Beyond the mediocre record, Rosenthal cites two incidents that happened this season that caused Farrell’s stock to drop. The first was the brouhaha with the Orioles when Manny Machado slid into Dustin Pedroia at second base, causing Pedroia to suffer an injury. When reliever Matt Barnes intentionally threw a fastball at Machado, Pedroia was seen telling Machado, “It wasn’t me. It’s them.” The word “them,” of course, would ostensibly be referring to Barnes and Farrell.

The second incident happened last week when pitcher Drew Pomeranz challenged Farrell in the dugout after being removed with a pitch count of 97. Rosenthal suggests that some of Farrell’s players aren’t on the same page as the skipper.

Rosenthal also mentions that Farrell didn’t have the entire backing of the Red Sox clubhouse in 2013, when the club won the World Series. So the issues this year may not be unique; they may be part of a larger trend.

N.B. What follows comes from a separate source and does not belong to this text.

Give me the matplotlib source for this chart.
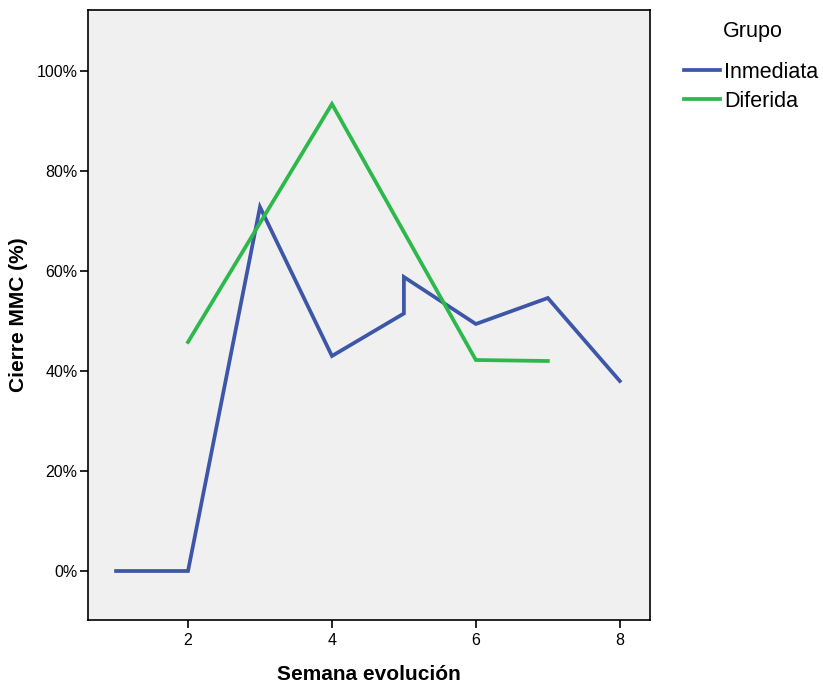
import matplotlib
matplotlib.use('Agg')
import matplotlib.pyplot as plt
from matplotlib.ticker import FuncFormatter

plt.rcParams['font.family'] = ['Liberation Sans', 'DejaVu Sans']

# Inmediata group (week 5 has two values)
inm_weeks = [1, 2, 3, 4, 5, 5, 6, 7, 8]
inm_pct = [0, 0, 72.8, 43.0, 51.5, 58.8, 49.4, 54.6, 38.0]

# Diferida group
dif_weeks = [2, 4, 6, 7]
dif_pct = [45.8, 93.4, 42.2, 42.0]

fig = plt.figure(figsize=(8.23, 6.88), dpi=100)
ax = fig.add_axes([88/823, 1 - 620/688, (650-88)/823, (620-10)/688])
ax.set_facecolor('#f0f0f0')

ax.plot(inm_weeks, inm_pct, color='#3d56a8', lw=2.7, label='Inmediata', solid_joinstyle='miter')
ax.plot(dif_weeks, dif_pct, color='#2db84b', lw=2.7, label='Diferida', solid_joinstyle='miter')

ax.set_xlim(0.61, 8.42)
ax.set_ylim(-9.8, 112.2)
ax.set_xticks([2, 4, 6, 8])
ax.set_yticks([0, 20, 40, 60, 80, 100])
ax.yaxis.set_major_formatter(FuncFormatter(lambda v, p: f'{v:.0f}%'))
ax.tick_params(direction='out', length=6, width=1.2, labelsize=11.5, colors='black')
ax.tick_params(axis='y', pad=1.5)
for s in ax.spines.values():
    s.set_linewidth(1.2)

ax.set_xlabel('Semana evolución', fontsize=15, fontweight='bold', labelpad=12)
ax.set_ylabel('Cierre MMC (%)', fontsize=15, fontweight='bold', labelpad=6)

fig.text(753/823, 1 - 32/688, 'Grupo', ha='center', va='center', fontsize=15.5)
fig.legend(loc='upper left', bbox_to_anchor=(684/823, 1 - 62/688),
           frameon=False, fontsize=15.5, handlelength=1.65,
           handletextpad=0.2, labelspacing=0.35, borderaxespad=0, borderpad=0)

fig.savefig('out.png', dpi=100)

The biggest impediment in making a managerial change for the Red Sox is having a good candidate. After letting Torey Lovullo leave after last season to manage the Diamondbacks, the team’s two most likely interim candidates would be bench coach Gary DiSarcina and third base coach Brian Butterfield. DiSarcina has one year of managing experience above Single-A (Triple-A Pawtucket in 2013). Butterfield hasn’t managed in 15 years.